The talks are also coming at the end of a year that, as the World Meteorological Organization announced on Wednesday, is on track to be one of the hottest -- and quite possibly the hottest -- on record. This year, said WMO secretary-general Michel Jarraud, was "consistent with what we expect from a changing climate," one in which “record-breaking heat combined with torrential rainfall and floods destroyed livelihoods and ruined lives."

Significantly, the WMO also reported record-high temperatures in the oceans, which absorb over 90 percent of the excess heat trapped by greenhouse gases in the atmosphere. It was another blow against deniers who claim global warming has "paused": “The provisional information for 2014 means that 14 of the 15 warmest years on record have all occurred in the 21st century,” Jarraud said in a statement. “There is no standstill in global warming.”

The news, added  Niranjali Amerasinghe, who's monitoring the talks on behalf of  the Center for International Environmental Law in Washington, D.C., "puts a finer point on the need for urgent and ambitious action.”

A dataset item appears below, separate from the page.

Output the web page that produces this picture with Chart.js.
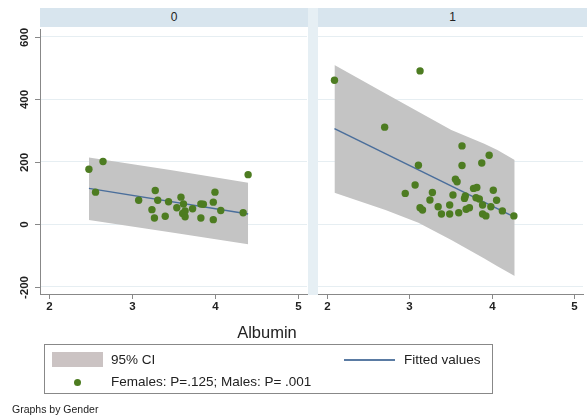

The science of global warming is clear, as it has been for some time. But you don't have to be scientist to see what's happening for yourself. Reports of a Philippines ravaged by a typhoon, or even of wildfires raging in drought-stricken California, are increasingly doing that work for us. "There's nothing like pictures and realities to change politicians' minds," Schmidt pointed out. "It brings it home for people, and makes it more real than just a piece in a scientific journal."

Real enough, perhaps, that despite the continued polarization of American politics -- and the unfortunate way that climate science is often warped by such politics -- 83 percent of Americans now believe that climate change is happening, and a smaller majority accepts, too, that human activity is to blame. According to Jake Schmidt, an international policy expert at the National Resources Defense Council, there's still a bit of a disconnect between what's happening in the real world and what's going down in Lima; but the signals sent out by the WMO, the IPCC and others, he told Salon, are at least being picked up on by the negotiators.

That's one reason, Schmidt added, that developing nations are pushing especially hard to make adaptation a central part of the negotiations. "It's one thing to talk in the abstract about needing to adapt in the future," he explains. "But when you're being devastated every day, the political urgency is having the tools to address the problem right now."  New research this week indicates that carbon dioxide emitted now will have its peak impact on warming within the coming decade, emphasizing the urgency of curbing those emissions as quickly as humanely possible; climate change will continue to manifest itself in untold ways between now and December 2015, when leaders meet in Paris to finally, hopefully, finalize a climate agreement.

And so it's the nations on the front lines of climate change that continue to put the onus on the world's major economies to take the drastic action scientists say is necessary to curb further warming. Denial is not an option when your home is already underwater, and neither are half-measures. The U.S.-China deal to curb emissions is an important step that demonstrated leadership, Amerasinghe told Salon, as are the $10 billion in contributions to the U.N.'s Green Climate Fund. Still, she added, the nations most responsible for climate change run the risk of spinning their efforts to look more impressive than they actually are. "While all of those things are good first steps," she said, "it's not enough. It doesn't demonstrate the kind of leadership that we really need to see."

That's a charge that will always to hang over such negotiations: for as long as the nations that have been emitting the most greenhouse gases for the longest amount of time differ from those most at risk from the consequences, "fairness" is an elusive goal. But the days in which we could look on, with regret, while developing countries brace for the impact are over. "There was this perception from the early IPCC reports that the main impacts were going to hit the developing countries hardest," Schmidt said. "Which is true. But if you're hit really hard -- even if it's not the hardest -- you've still got a problem. If you're sitting in a developed country today, it's pretty hard to say that you're not going to be severely impacted by climate change."